The rotational kinetic energy of a body is E. In the absence of external torque, the mass of the body is halved and its radius of gyration is doubled. Its rotational kinetic energy is

To solve the problem, we need to analyze how the rotational kinetic energy changes when the mass of the body is halved and its radius of gyration is doubled.

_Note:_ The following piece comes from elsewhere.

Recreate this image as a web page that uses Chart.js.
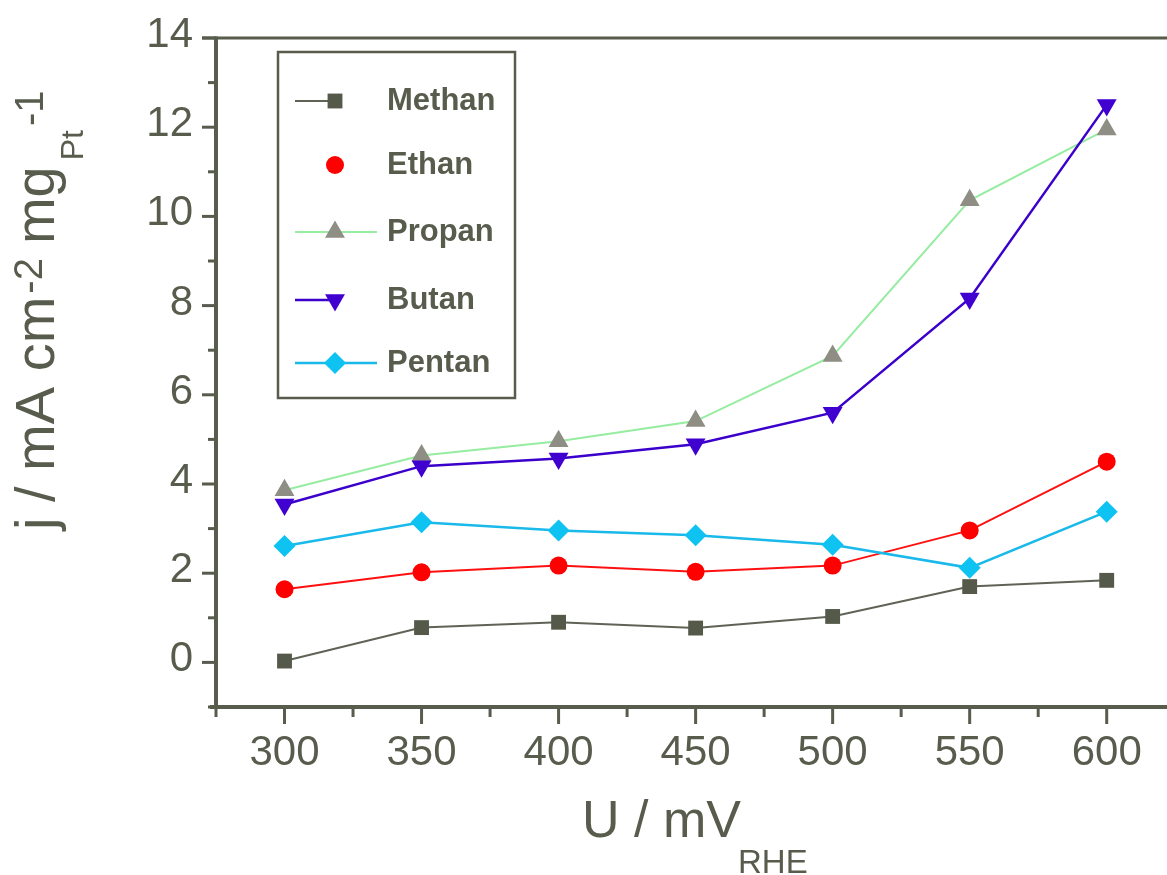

Let's go through the solution step by step. ### Step 1: Understand the formula for rotational kinetic energy The rotational kinetic energy (E) of a body is given by the formula: \[ E = \frac{1}{2} I \omega^2 \] where \(I\) is the moment of inertia and \(\omega\) is the angular velocity. ### Step 2: Relate moment of inertia to mass and radius of gyration The moment of inertia \(I\) can be expressed in terms of the mass \(m\) and the radius of gyration \(k\) as: \[ I = m k^2 \] Substituting this into the kinetic energy formula gives: \[ E = \frac{1}{2} (m k^2) \omega^2 \] ### Step 3: Analyze the changes in mass and radius of gyration According to the problem: - The mass of the body is halved: \(m' = \frac{m}{2}\) - The radius of gyration is doubled: \(k' = 2k\) ### Step 4: Calculate the new moment of inertia Using the new mass and radius of gyration, the new moment of inertia \(I'\) becomes: \[ I' = m' (k')^2 = \left(\frac{m}{2}\right) (2k)^2 = \frac{m}{2} \cdot 4k^2 = 2m k^2 \] ### Step 5: Determine the new rotational kinetic energy The new rotational kinetic energy \(E'\) can be expressed as: \[ E' = \frac{1}{2} I' \omega'^2 \] Since angular momentum \(L = I \omega\) is conserved (no external torque), we have: \[ L = I \omega = I' \omega' \] This means: \[ I \omega = I' \omega' \implies \omega' = \frac{I}{I'} \omega \] Substituting \(I = mk^2\) and \(I' = 2mk^2\): \[ \omega' = \frac{mk^2}{2mk^2} \omega = \frac{1}{2} \omega \] ### Step 6: Substitute \(\omega'\) into the new kinetic energy formula Now substituting \(\omega' = \frac{1}{2} \omega\) into the expression for \(E'\): \[ E' = \frac{1}{2} (2mk^2) \left(\frac{1}{2} \omega\right)^2 \] \[ E' = \frac{1}{2} (2mk^2) \left(\frac{1}{4} \omega^2\right) = \frac{1}{2} \cdot 2mk^2 \cdot \frac{1}{4} \omega^2 = \frac{1}{4} mk^2 \omega^2 \] Since \(E = \frac{1}{2} mk^2 \omega^2\), we can relate \(E'\) to \(E\): \[ E' = \frac{1}{4} \cdot 2E = \frac{1}{2} E \] ### Final Answer Thus, the new rotational kinetic energy \(E'\) is: \[ E' = \frac{1}{2} E \]